NC Central, HUD Team Up to Train Students to Fight Housing Bias, Discrimination in First-Of-Its-Kind Partnership

Source: NC Newsline

North Carolina Central University (NCCU) law school students will soon be trained to fight housing bias and discrimination thanks to a new, first-of-its-kind partnership between the Durham-based HBCU and the U.S. Department of Housing and Urban Development (HUD), NC Newsline reported.

The initiative between the school and HUD was announced earlier this month during homecoming at NCCU under the banner “Bringing Homes to Homecoming.”

As part of the partnership, 15 students each year will participate in fair housing litigation courses that are offered through HUD’s National Fair Housing Training Academy (NFHTA), according to NC Newsline. The courses will be taught by NFHTA faculty and NCCU.

The intent of the partnership is to increase NCCU’s ability to provide fair housing courses and to connect its law students to both local and national fair housing groups. HUD will also offer students internship and career opportunities as part of the partnership.

“I hope that sitting in front of me today is the next assistant secretary for fair housing, that we put somebody on a path that they’re so excited about making sure people are doing the right thing and this country is doing the right thing, that it lights a fire under them and they’re able to join us at HUD one day,” HUD Acting Secretary Adrianne Todman told NC Newsline. “More importantly, we want them out there following up on complaints, litigating complaints and being part of the fair housing community.”

Todman told NC Newsline that it’s likely the first time HUD has officially partnered with a university to create a pipeline for students to begin a fair housing career.

“Keeping America fair is a tough job, and people get burned out,” Todman said. “There is a good tenure of folks who do his work whether they’re at HUD or the local level or nonprofit or the state. We need to make sure we’re getting folks interested in this [fair housing], not just as a job but as a fulfilling career.”

Todman highlighted the impact of bias and discrimination in lending and home appraisals, saying that still today they are major barriers to intergenerational wealth building for African Americans.

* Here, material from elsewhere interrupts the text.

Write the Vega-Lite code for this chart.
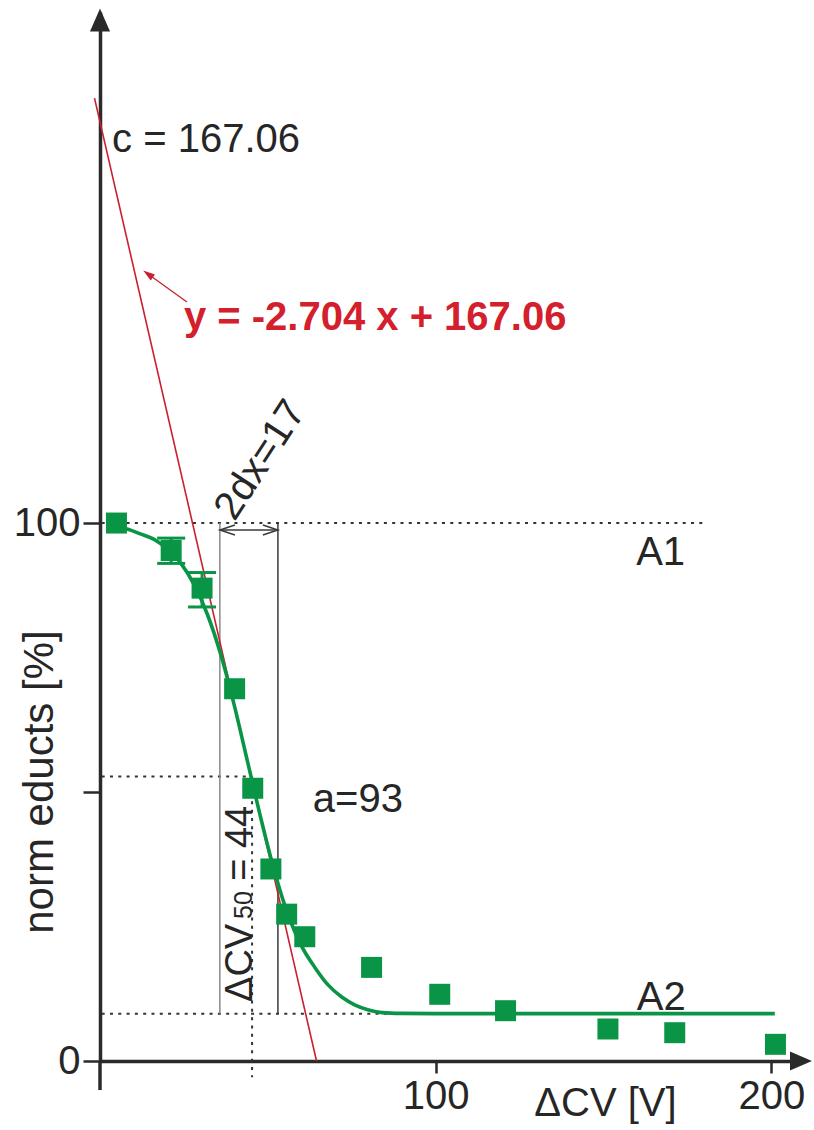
{
"$schema": "https://vega.github.io/schema/vega-lite/v6.json",
"width": 705,
"height": 1049,
"autosize": {"type": "none"},
"padding": {"left": 100, "top": 12, "right": 9, "bottom": 69},
"background": "#ffffff",
"config": {"view": {"stroke": null}, "font": "Liberation Sans"},
"datasets": {
"pts": [{"x":4.9,"y":100},{"x":21.2,"y":94.9},{"x":30.4,"y":87.9},{"x":40.1,"y":69.2},{"x":45.5,"y":50.7},{"x":50.9,"y":35.7},{"x":55.6,"y":27.3},{"x":61.0,"y":23.1},{"x":80.9,"y":17.4},{"x":101.2,"y":12.4},{"x":120.8,"y":9.35},{"x":151.3,"y":5.95},{"x":171.2,"y":5.26},{"x":201.2,"y":3.1}],
"err": [{"x":21.2,"y":92.5,"y2":97.2},{"x":30.4,"y":84.4,"y2":90.8}],
"fit": [{"x":4.9,"y":99.3},{"x":8,"y":98.9},{"x":12,"y":98.0},{"x":16,"y":97.0},{"x":20,"y":95.2},{"x":24,"y":92.6},{"x":28,"y":88.6},{"x":32,"y":83.0},{"x":36,"y":75.5},{"x":40,"y":66.1},{"x":44,"y":55.5},{"x":48,"y":44.9},{"x":52,"y":35.2},{"x":56,"y":27.2},{"x":60,"y":21.4},{"x":64,"y":17.4},{"x":68,"y":14.1},{"x":72,"y":11.9},{"x":76,"y":10.4},{"x":80,"y":9.5},{"x":84,"y":9.0},{"x":90,"y":8.85},{"x":100,"y":8.8},{"x":150,"y":8.8},{"x":201,"y":8.8}],
"red": [{"x":-1.64,"y":179.0},{"x":64.5,"y":0}],
"redarrow": [{"x":25.9,"y":141.1,"x2":14.3,"y2":146.3}],
"redhead": [{"x":14.3,"y":146.3}],
"dotted": [{"x":0.5,"x2":180.2,"y":100,"y2":100},{"x":0.5,"x2":45.3,"y":52.9,"y2":52.9},{"x":45.3,"x2":45.3,"y":52.9,"y2":-3},{"x":0.5,"x2":86.4,"y":8.8,"y2":8.8}],
"boxL": [{"x":35.7,"y":100,"y2":8.8}],
"boxR": [{"x":53.0,"y":100,"y2":8.8}],
"dbl": [{"x":35.7,"x2":53.0,"y":98.7,"y2":98.7}],
"headL": [{"x":37.95,"y":98.7}],
"headR": [{"x":50.75,"y":98.7}],
"texts": [{"x":3.6,"y":169.0,"text":"c = 167.06"},{"x":159.7,"y":92.2,"text":"A1"},{"x":159.9,"y":9.5,"text":"A2"},{"x":63.4,"y":46.3,"text":"a=93"}],
"eq": [{"x":25.0,"y":135.9,"text":"y = -2.704 x + 167.06"}],
"twodx": [{"x":47.8,"y":111.7,"text":"2dx=17"}],
"dcv": [{"x":45.3,"y":10.97,"text":"ΔCV"},{"x":45.3,"y":33.5,"text":"= 44"}],
"sub": [{"x":45.3,"y":26.4,"text":"50"}],
"yarrow": [{"x":0,"y":193.5}],
"xarrow": [{"x":208.8,"y":0}],
"yext": [{"x":0,"y":0,"y2":-5.4}]
},
"encoding": {
"x": {"field": "x", "type": "quantitative",
 "scale": {"domain": [0, 210], "nice": false, "zero": false},
 "axis": {"values": [100, 200], "grid": false, "tickSize": 12, "tickWidth": 2.5, "tickColor": "#2a2a2a", "domainColor": "#2a2a2a", "domainWidth": 3.5, "labelFontSize": 40, "labelColor": "#262626", "labelPadding": 3, "labelFlush": false, "labelOverlap": false, "labelBound": false, "title": "ΔCV [V]", "titleFontSize": 40, "titleFontWeight": "normal", "titleColor": "#262626", "titleX": 505, "titleY": 54, "titleAlign": "center", "titleBaseline": "alphabetic"}},
"y": {"field": "y", "type": "quantitative",
 "scale": {"domain": [0, 195], "nice": false, "zero": false},
 "axis": {"values": [0, 50, 100], "labelExpr": "datum.value == 50 ? '' : datum.label", "grid": false, "tickSize": 17, "tickWidth": 2.5, "tickColor": "#2a2a2a", "domainColor": "#2a2a2a", "domainWidth": 3.5, "labelFontSize": 40, "labelColor": "#262626", "labelPadding": 3, "labelFlush": false, "labelOverlap": false, "labelBound": false, "title": "norm educts [%]", "titleFontSize": 42, "titleFontWeight": "normal", "titleColor": "#262626", "titleAngle": 270, "titleX": -48, "titleY": 769.5, "titleAlign": "center", "titleBaseline": "alphabetic"}}
},
"layer": [
{"data": {"name": "dotted"}, "mark": {"type": "rule", "color": "#333333", "strokeWidth": 2, "strokeDash": [3, 5.3]}, "encoding": {"x2": {"field": "x2"}, "y2": {"field": "y2"}}},
{"data": {"name": "boxL"}, "mark": {"type": "rule", "color": "#8a8a8a", "strokeWidth": 1.5}, "encoding": {"y2": {"field": "y2"}}},
{"data": {"name": "boxR"}, "mark": {"type": "rule", "color": "#3a3a3a", "strokeWidth": 1.5}, "encoding": {"y2": {"field": "y2"}}},
{"data": {"name": "dbl"}, "mark": {"type": "rule", "color": "#3a3a3a", "strokeWidth": 1.5}, "encoding": {"x2": {"field": "x2"}, "y2": {"field": "y2"}}},
{"data": {"name": "headL"}, "mark": {"type": "point", "shape": "M1,-0.67L-1,0L1,0.67", "size": 225, "filled": false, "stroke": "#3a3a3a", "strokeWidth": 1.5, "opacity": 1}},
{"data": {"name": "headR"}, "mark": {"type": "point", "shape": "M-1,-0.67L1,0L-1,0.67", "size": 225, "filled": false, "stroke": "#3a3a3a", "strokeWidth": 1.5, "opacity": 1}},
{"data": {"name": "red"}, "mark": {"type": "line", "color": "#c8202e", "strokeWidth": 1.6}, "encoding": {}},
{"data": {"name": "redarrow"}, "mark": {"type": "rule", "color": "#c8202e", "strokeWidth": 1.3}, "encoding": {"x2": {"field": "x2"}, "y2": {"field": "y2"}}},
{"data": {"name": "redhead"}, "mark": {"type": "point", "shape": "M0,-1L-0.6,1L0.6,1Z", "size": 144, "filled": true, "color": "#c8202e", "angle": -54, "opacity": 1}},
{"data": {"name": "fit"}, "mark": {"type": "line", "color": "#0a9546", "strokeWidth": 3.6, "interpolate": "monotone"}, "encoding": {}},
{"data": {"name": "err"}, "mark": {"type": "errorbar", "color": "#0a9546", "opacity": 1, "thickness": 3, "rule": {"opacity": 1, "color": "#0a9546"}, "ticks": {"size": 28, "thickness": 3, "color": "#0a9546", "opacity": 1}}, "encoding": {"y2": {"field": "y2"}}},
{"data": {"name": "pts"}, "mark": {"type": "point", "shape": "square", "filled": true, "size": 441, "color": "#0a9546", "opacity": 1}},
{"data": {"name": "texts"}, "mark": {"type": "text", "fontSize": 40, "align": "left", "baseline": "alphabetic", "color": "#262626"}, "encoding": {"text": {"field": "text"}}},
{"data": {"name": "eq"}, "mark": {"type": "text", "fontSize": 40, "fontWeight": "bold", "align": "left", "baseline": "alphabetic", "color": "#d4202c"}, "encoding": {"text": {"field": "text"}}},
{"data": {"name": "twodx"}, "mark": {"type": "text", "fontSize": 40, "align": "center", "baseline": "middle", "angle": -57, "color": "#262626"}, "encoding": {"text": {"field": "text"}}},
{"data": {"name": "dcv"}, "mark": {"type": "text", "fontSize": 38, "align": "left", "baseline": "alphabetic", "angle": -90, "color": "#262626"}, "encoding": {"text": {"field": "text"}}},
{"data": {"name": "sub"}, "mark": {"type": "text", "fontSize": 25, "align": "left", "baseline": "alphabetic", "angle": -90, "color": "#262626"}, "encoding": {"text": {"field": "text"}}},
{"data": {"name": "yext"}, "mark": {"type": "rule", "color": "#2a2a2a", "strokeWidth": 3.5}, "encoding": {"y2": {"field": "y2"}}},
{"data": {"name": "yarrow"}, "mark": {"type": "point", "shape": "M0,-1L-0.87,1L0.87,1Z", "size": 529, "filled": true, "color": "#2a2a2a", "opacity": 1}},
{"data": {"name": "xarrow"}, "mark": {"type": "point", "shape": "M1,0L-1,-0.87L-1,0.87Z", "size": 484, "filled": true, "color": "#2a2a2a", "opacity": 1}}
]
}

She said those practices are being aggressively targeted by HUD.

“One of the things we’ve taken on is this thing called appraisal bias,” Todman said. “This is when appraisers will lowball a Black home that’s in the same neighborhood as white homes and when you consider all things being equal, it [the low appraisal] occurs just because the folks living in that home just happen to be African American.”

A Brookings Institution study from 2022 found that homes in Black neighborhoods are valued around 21% to 23% below what they would be valued at in non-Black neighborhoods. Researchers discovered that neighborhoods with a majority of white, Asian American, Latino or Hispanic residents don’t suffer from the same home price devaluation.

The Biden-Harris administration put together a task force in 2022 to examine appraisal bias and other forms of housing discrimination. Now, lenders who do business with HUD are required to provide a way for homeowners to request a “reconsideration of value” – a do-over on appraisals they believe are unfair.

HUD is also working to diversify the appraisal industry, which is less than one percent Black, Todman said.

“We’re trying to make sure that we have the next cadre and cohort of young people to take this work on,” she said.

Robert Doles, director of HUD’s Office of Systemic Investigations, said property retention is critical to building generational wealth in communities of color.

“Once you have property, maintaining it so you can pass it down is also important,” Doles said.

Doles told NC Newsline that HUD recently resolved a matter with the organization that sets standards for entry into the appraisal industry, The Appraisal Foundation, that will create a scholarship to diversify the industry.

“They’re [the Foundation] creating a scholarship fund that will hopefully diversify the industry so that we will have more people of color appraising the homes of people in communities of color,” Doles said.

North Carolina Congresswoman Rep. Valerie Foushee told NC Newsline that discriminatory practices have, for ages, undermined the promise of fair housing.

“Many of these systemic wrongs are deeply rooted in our history and have marginalized communities, hindered fair access to housing and perpetuated a cycle of inequality,” Foushee said.

She also credited the Biden-Harris administration with taking “bold and decisive action” to “strengthen and enforce fair housing laws, increase funding for housing initiatives serving historically underserved communities and dismantling outdated policies and practices that sustain inequities.”

NCCU School of Law Dean Patricia Timmons-Goodson said the university is proud to be the first to partner with HUD on this new project and believes it will pay dividends in the future.

“We are hugely optimistic that great benefits will accrue to our law students and the broader community,” Timmons-Goodson said.